> _Given problem_
Extract only the first line of the listing and every line after it up to and including the one with "const fmt = v". Omit the pictures.

═════ Raw data ═════

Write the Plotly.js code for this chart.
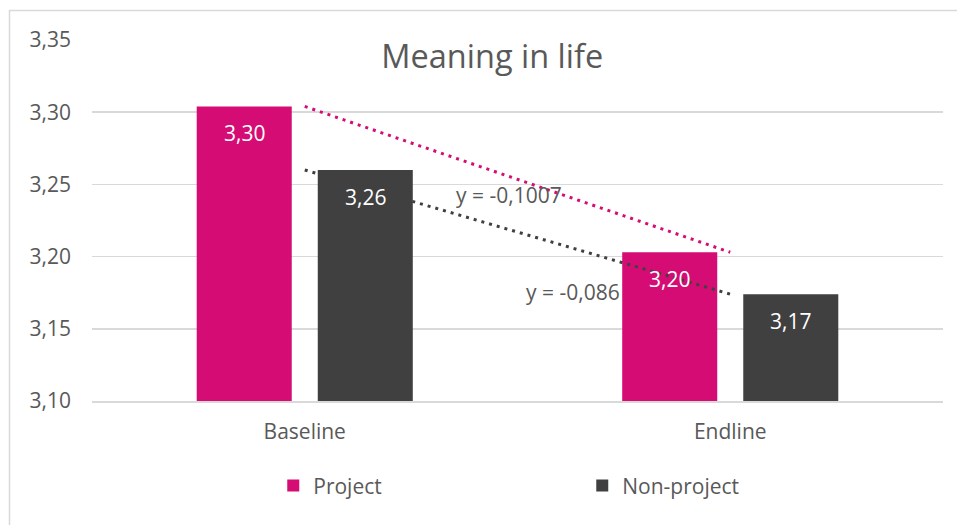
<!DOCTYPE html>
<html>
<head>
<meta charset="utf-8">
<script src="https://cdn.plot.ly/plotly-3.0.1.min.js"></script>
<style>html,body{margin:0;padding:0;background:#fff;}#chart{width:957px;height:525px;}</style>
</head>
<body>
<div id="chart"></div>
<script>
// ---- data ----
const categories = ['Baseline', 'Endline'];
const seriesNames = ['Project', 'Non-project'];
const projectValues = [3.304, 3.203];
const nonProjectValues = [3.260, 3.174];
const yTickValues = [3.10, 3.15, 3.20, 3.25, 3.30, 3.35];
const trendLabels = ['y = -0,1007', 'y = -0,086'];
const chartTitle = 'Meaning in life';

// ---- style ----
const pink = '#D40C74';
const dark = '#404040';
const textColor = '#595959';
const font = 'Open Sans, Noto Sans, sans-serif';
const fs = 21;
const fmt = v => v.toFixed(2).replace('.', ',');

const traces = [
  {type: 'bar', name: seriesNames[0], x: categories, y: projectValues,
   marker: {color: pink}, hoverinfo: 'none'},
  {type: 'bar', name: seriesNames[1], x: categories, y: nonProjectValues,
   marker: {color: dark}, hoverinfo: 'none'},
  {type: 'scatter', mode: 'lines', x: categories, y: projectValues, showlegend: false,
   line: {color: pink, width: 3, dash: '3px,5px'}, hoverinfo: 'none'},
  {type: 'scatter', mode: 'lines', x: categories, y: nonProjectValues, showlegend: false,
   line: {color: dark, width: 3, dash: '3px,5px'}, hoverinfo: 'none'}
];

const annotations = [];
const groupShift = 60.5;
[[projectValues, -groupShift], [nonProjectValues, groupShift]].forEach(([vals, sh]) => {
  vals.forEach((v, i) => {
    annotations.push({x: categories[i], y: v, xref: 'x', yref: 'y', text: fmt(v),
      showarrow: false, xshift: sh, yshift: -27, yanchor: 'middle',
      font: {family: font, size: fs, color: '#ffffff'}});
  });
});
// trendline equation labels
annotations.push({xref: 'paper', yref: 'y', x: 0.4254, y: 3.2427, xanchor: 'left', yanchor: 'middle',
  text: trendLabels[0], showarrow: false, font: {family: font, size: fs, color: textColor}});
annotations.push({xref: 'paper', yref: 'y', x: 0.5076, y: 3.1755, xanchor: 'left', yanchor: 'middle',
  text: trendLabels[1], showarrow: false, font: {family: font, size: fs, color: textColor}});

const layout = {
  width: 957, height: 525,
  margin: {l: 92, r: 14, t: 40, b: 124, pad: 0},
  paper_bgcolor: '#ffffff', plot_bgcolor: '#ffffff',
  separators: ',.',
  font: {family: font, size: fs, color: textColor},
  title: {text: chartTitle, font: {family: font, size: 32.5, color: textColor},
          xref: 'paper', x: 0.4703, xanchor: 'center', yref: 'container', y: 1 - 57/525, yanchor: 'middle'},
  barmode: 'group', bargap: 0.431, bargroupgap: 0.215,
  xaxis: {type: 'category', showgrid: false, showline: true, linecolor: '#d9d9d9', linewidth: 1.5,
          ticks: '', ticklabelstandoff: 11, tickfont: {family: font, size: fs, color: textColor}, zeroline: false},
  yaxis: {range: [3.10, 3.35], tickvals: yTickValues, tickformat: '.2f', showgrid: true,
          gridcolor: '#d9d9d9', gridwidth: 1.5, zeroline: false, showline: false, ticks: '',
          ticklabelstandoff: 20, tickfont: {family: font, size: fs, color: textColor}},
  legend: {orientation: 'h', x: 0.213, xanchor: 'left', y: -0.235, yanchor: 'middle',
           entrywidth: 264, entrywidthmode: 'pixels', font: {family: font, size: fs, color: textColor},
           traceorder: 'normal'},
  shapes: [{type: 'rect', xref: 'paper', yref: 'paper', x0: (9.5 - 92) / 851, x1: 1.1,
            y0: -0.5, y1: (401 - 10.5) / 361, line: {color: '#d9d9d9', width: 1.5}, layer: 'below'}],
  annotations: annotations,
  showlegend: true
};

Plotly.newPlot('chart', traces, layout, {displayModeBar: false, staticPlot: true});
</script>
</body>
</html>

═════

> _Correct result_
Write the Plotly.js code for this chart.
<!DOCTYPE html>
<html>
<head>
<meta charset="utf-8">
<script src="https://cdn.plot.ly/plotly-3.0.1.min.js"></script>
<style>html,body{margin:0;padding:0;background:#fff;}#chart{width:957px;height:525px;}</style>
</head>
<body>
<div id="chart"></div>
<script>
// ---- data ----
const categories = ['Baseline', 'Endline'];
const seriesNames = ['Project', 'Non-project'];
const projectValues = [3.304, 3.203];
const nonProjectValues = [3.260, 3.174];
const yTickValues = [3.10, 3.15, 3.20, 3.25, 3.30, 3.35];
const trendLabels = ['y = -0,1007', 'y = -0,086'];
const chartTitle = 'Meaning in life';

// ---- style ----
const pink = '#D40C74';
const dark = '#404040';
const textColor = '#595959';
const font = 'Open Sans, Noto Sans, sans-serif';
const fs = 21;
const fmt = v => v.toFixed(2).replace('.', ',');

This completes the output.